Required work:
Write out each line word for word. Drop pictures.
** Begin Data excerpt **
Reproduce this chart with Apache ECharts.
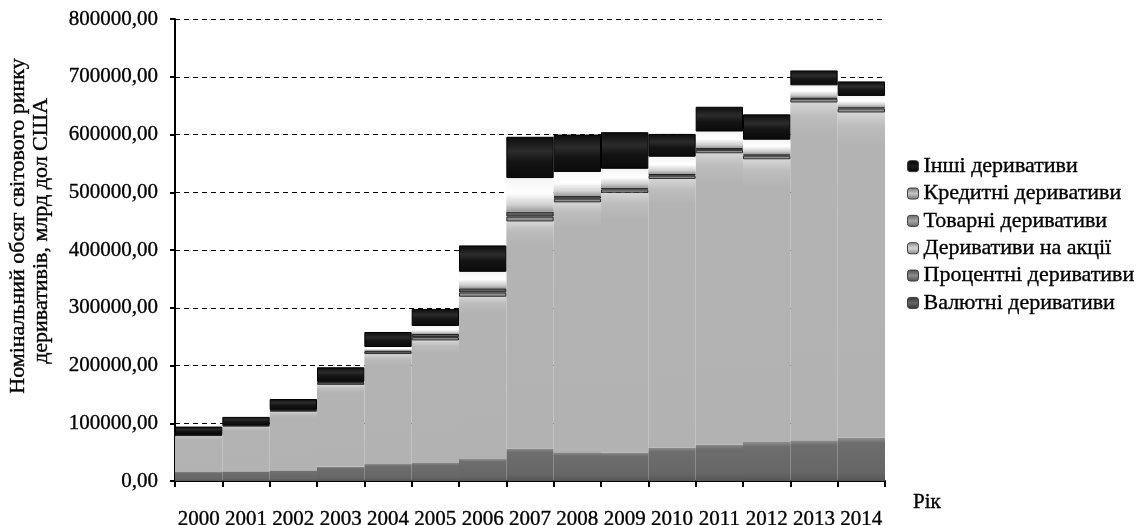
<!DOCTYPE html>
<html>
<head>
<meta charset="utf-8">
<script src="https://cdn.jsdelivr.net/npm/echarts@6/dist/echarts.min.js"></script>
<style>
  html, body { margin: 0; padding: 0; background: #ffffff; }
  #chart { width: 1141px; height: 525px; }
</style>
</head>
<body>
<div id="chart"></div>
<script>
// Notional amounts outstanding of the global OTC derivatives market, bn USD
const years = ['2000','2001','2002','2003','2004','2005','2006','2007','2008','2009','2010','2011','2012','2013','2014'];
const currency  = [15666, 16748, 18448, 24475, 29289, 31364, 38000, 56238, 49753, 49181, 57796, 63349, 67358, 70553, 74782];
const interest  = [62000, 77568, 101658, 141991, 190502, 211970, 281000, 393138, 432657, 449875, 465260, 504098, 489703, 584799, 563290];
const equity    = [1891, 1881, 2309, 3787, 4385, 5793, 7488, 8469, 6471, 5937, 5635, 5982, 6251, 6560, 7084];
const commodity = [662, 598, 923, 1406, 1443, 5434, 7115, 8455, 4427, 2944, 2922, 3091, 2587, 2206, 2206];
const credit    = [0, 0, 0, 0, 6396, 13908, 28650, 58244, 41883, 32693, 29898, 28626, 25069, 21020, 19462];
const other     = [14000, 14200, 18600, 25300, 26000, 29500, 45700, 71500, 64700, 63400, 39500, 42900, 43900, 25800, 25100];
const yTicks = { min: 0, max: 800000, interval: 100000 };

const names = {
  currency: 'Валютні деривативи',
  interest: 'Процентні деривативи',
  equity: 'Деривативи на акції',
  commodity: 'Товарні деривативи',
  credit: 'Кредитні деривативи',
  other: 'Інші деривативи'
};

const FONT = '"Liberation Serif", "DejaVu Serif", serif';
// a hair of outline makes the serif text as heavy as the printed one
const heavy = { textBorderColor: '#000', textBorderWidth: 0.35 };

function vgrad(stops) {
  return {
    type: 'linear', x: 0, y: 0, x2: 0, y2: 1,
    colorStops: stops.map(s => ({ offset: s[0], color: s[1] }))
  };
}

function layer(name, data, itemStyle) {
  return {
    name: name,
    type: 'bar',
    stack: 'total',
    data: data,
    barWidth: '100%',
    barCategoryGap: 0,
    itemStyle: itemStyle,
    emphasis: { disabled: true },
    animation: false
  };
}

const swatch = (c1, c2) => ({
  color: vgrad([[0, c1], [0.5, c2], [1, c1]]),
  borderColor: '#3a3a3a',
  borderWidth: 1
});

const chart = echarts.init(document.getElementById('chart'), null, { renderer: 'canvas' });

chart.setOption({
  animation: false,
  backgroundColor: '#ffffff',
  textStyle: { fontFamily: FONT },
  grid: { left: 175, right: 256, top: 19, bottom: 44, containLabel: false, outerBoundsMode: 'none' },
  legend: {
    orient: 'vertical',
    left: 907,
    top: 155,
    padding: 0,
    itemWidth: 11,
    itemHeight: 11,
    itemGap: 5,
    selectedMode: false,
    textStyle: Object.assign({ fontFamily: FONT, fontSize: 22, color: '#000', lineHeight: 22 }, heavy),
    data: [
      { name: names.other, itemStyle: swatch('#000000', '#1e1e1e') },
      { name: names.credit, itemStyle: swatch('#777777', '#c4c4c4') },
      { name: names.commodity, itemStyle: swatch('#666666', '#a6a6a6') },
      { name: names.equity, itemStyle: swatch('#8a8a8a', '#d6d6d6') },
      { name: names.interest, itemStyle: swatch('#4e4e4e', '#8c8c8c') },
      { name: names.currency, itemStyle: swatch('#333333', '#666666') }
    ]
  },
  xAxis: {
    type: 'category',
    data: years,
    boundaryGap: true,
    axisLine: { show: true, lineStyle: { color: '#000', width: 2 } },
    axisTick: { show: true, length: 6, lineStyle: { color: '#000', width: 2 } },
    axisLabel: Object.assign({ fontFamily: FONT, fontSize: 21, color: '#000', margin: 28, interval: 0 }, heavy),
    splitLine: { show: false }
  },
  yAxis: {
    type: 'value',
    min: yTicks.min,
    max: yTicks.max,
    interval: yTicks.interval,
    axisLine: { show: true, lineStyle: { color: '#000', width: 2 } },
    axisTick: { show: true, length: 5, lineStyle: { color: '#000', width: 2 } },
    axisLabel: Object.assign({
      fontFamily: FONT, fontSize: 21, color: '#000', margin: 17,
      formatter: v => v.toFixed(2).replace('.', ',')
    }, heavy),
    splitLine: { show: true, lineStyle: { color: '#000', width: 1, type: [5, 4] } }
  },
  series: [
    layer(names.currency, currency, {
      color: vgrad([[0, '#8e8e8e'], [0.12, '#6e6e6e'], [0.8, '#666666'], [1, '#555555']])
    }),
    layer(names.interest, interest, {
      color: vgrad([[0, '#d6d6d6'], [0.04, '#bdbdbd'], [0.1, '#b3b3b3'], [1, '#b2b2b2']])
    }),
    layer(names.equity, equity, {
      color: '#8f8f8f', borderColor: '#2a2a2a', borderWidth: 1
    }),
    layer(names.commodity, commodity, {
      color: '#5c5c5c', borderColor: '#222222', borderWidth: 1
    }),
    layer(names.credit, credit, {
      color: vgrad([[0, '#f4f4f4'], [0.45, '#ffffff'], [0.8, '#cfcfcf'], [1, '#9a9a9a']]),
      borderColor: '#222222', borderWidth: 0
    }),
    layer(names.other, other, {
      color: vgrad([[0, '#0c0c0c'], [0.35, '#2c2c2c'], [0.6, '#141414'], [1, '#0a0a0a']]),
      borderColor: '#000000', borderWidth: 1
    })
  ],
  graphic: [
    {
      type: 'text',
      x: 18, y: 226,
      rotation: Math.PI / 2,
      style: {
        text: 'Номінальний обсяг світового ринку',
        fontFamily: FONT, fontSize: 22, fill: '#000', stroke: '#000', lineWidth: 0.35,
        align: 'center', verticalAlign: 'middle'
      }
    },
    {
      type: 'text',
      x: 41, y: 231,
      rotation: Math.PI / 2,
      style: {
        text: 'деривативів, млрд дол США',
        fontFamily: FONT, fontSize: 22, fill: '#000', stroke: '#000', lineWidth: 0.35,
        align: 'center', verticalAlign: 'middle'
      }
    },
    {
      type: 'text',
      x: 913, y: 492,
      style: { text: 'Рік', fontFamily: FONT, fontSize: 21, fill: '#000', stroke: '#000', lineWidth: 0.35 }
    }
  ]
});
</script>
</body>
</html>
** End Data excerpt **
Reply to the exercise:
Reproduce this chart with Apache ECharts.
<!DOCTYPE html>
<html>
<head>
<meta charset="utf-8">
<script src="https://cdn.jsdelivr.net/npm/echarts@6/dist/echarts.min.js"></script>
<style>
  html, body { margin: 0; padding: 0; background: #ffffff; }
  #chart { width: 1141px; height: 525px; }
</style>
</head>
<body>
<div id="chart"></div>
<script>
// Notional amounts outstanding of the global OTC derivatives market, bn USD
const years = ['2000','2001','2002','2003','2004','2005','2006','2007','2008','2009','2010','2011','2012','2013','2014'];
const currency  = [15666, 16748, 18448, 24475, 29289, 31364, 38000, 56238, 49753, 49181, 57796, 63349, 67358, 70553, 74782];
const interest  = [62000, 77568, 101658, 141991, 190502, 211970, 281000, 393138, 432657, 449875, 465260, 504098, 489703, 584799, 563290];
const equity    = [1891, 1881, 2309, 3787, 4385, 5793, 7488, 8469, 6471, 5937, 5635, 5982, 6251, 6560, 7084];
const commodity = [662, 598, 923, 1406, 1443, 5434, 7115, 8455, 4427, 2944, 2922, 3091, 2587, 2206, 2206];
const credit    = [0, 0, 0, 0, 6396, 13908, 28650, 58244, 41883, 32693, 29898, 28626, 25069, 21020, 19462];
const other     = [14000, 14200, 18600, 25300, 26000, 29500, 45700, 71500, 64700, 63400, 39500, 42900, 43900, 25800, 25100];
const yTicks = { min: 0, max: 800000, interval: 100000 };

const names = {
  currency: 'Валютні деривативи',
  interest: 'Процентні деривативи',
  equity: 'Деривативи на акції',
  commodity: 'Товарні деривативи',
  credit: 'Кредитні деривативи',
  other: 'Інші деривативи'
};

const FONT = '"Liberation Serif", "DejaVu Serif", serif';
// a hair of outline makes the serif text as heavy as the printed one
const heavy = { textBorderColor: '#000', textBorderWidth: 0.35 };

function vgrad(stops) {
  return {
    type: 'linear', x: 0, y: 0, x2: 0, y2: 1,
    colorStops: stops.map(s => ({ offset: s[0], color: s[1] }))
  };
}

function layer(name, data, itemStyle) {
  return {
    name: name,
    type: 'bar',
    stack: 'total',
    data: data,
    barWidth: '100%',
    barCategoryGap: 0,
    itemStyle: itemStyle,
    emphasis: { disabled: true },
    animation: false
  };
}

const swatch = (c1, c2) => ({
  color: vgrad([[0, c1], [0.5, c2], [1, c1]]),
  borderColor: '#3a3a3a',
  borderWidth: 1
});

const chart = echarts.init(document.getElementById('chart'), null, { renderer: 'canvas' });

chart.setOption({
  animation: false,
  backgroundColor: '#ffffff',
  textStyle: { fontFamily: FONT },
  grid: { left: 175, right: 256, top: 19, bottom: 44, containLabel: false, outerBoundsMode: 'none' },
  legend: {
    orient: 'vertical',
    left: 907,
    top: 155,
    padding: 0,
    itemWidth: 11,
    itemHeight: 11,
    itemGap: 5,
    selectedMode: false,
    textStyle: Object.assign({ fontFamily: FONT, fontSize: 22, color: '#000', lineHeight: 22 }, heavy),
    data: [
      { name: names.other, itemStyle: swatch('#000000', '#1e1e1e') },
      { name: names.credit, itemStyle: swatch('#777777', '#c4c4c4') },
      { name: names.commodity, itemStyle: swatch('#666666', '#a6a6a6') },
      { name: names.equity, itemStyle: swatch('#8a8a8a', '#d6d6d6') },
      { name: names.interest, itemStyle: swatch('#4e4e4e', '#8c8c8c') },
      { name: names.currency, itemStyle: swatch('#333333', '#666666') }
    ]
  },
  xAxis: {
    type: 'category',
    data: years,
    boundaryGap: true,
    axisLine: { show: true, lineStyle: { color: '#000', width: 2 } },
    axisTick: { show: true, length: 6, lineStyle: { color: '#000', width: 2 } },
    axisLabel: Object.assign({ fontFamily: FONT, fontSize: 21, color: '#000', margin: 28, interval: 0 }, heavy),
    splitLine: { show: false }
  },
  yAxis: {
    type: 'value',
    min: yTicks.min,
    max: yTicks.max,
    interval: yTicks.interval,
    axisLine: { show: true, lineStyle: { color: '#000', width: 2 } },
    axisTick: { show: true, length: 5, lineStyle: { color: '#000', width: 2 } },
    axisLabel: Object.assign({
      fontFamily: FONT, fontSize: 21, color: '#000', margin: 17,
      formatter: v => v.toFixed(2).replace('.', ',')
    }, heavy),
    splitLine: { show: true, lineStyle: { color: '#000', width: 1, type: [5, 4] } }
  },
  series: [
    layer(names.currency, currency, {
      color: vgrad([[0, '#8e8e8e'], [0.12, '#6e6e6e'], [0.8, '#666666'], [1, '#555555']])
    }),
    layer(names.interest, interest, {
      color: vgrad([[0, '#d6d6d6'], [0.04, '#bdbdbd'], [0.1, '#b3b3b3'], [1, '#b2b2b2']])
    }),
    layer(names.equity, equity, {
      color: '#8f8f8f', borderColor: '#2a2a2a', borderWidth: 1
    }),
    layer(names.commodity, commodity, {
      color: '#5c5c5c', borderColor: '#222222', borderWidth: 1
    }),
    layer(names.credit, credit, {
      color: vgrad([[0, '#f4f4f4'], [0.45, '#ffffff'], [0.8, '#cfcfcf'], [1, '#9a9a9a']]),
      borderColor: '#222222', borderWidth: 0
    }),
    layer(names.other, other, {
      color: vgrad([[0, '#0c0c0c'], [0.35, '#2c2c2c'], [0.6, '#141414'], [1, '#0a0a0a']]),
      borderColor: '#000000', borderWidth: 1
    })
  ],
  graphic: [
    {
      type: 'text',
      x: 18, y: 226,
      rotation: Math.PI / 2,
      style: {
        text: 'Номінальний обсяг світового ринку',
        fontFamily: FONT, fontSize: 22, fill: '#000', stroke: '#000', lineWidth: 0.35,
        align: 'center', verticalAlign: 'middle'
      }
    },
    {
      type: 'text',
      x: 41, y: 231,
      rotation: Math.PI / 2,
      style: {
        text: 'деривативів, млрд дол США',
        fontFamily: FONT, fontSize: 22, fill: '#000', stroke: '#000', lineWidth: 0.35,
        align: 'center', verticalAlign: 'middle'
      }
    },
    {
      type: 'text',
      x: 913, y: 492,
      style: { text: 'Рік', fontFamily: FONT, fontSize: 21, fill: '#000', stroke: '#000', lineWidth: 0.35 }
    }
  ]
});
</script>
</body>
</html>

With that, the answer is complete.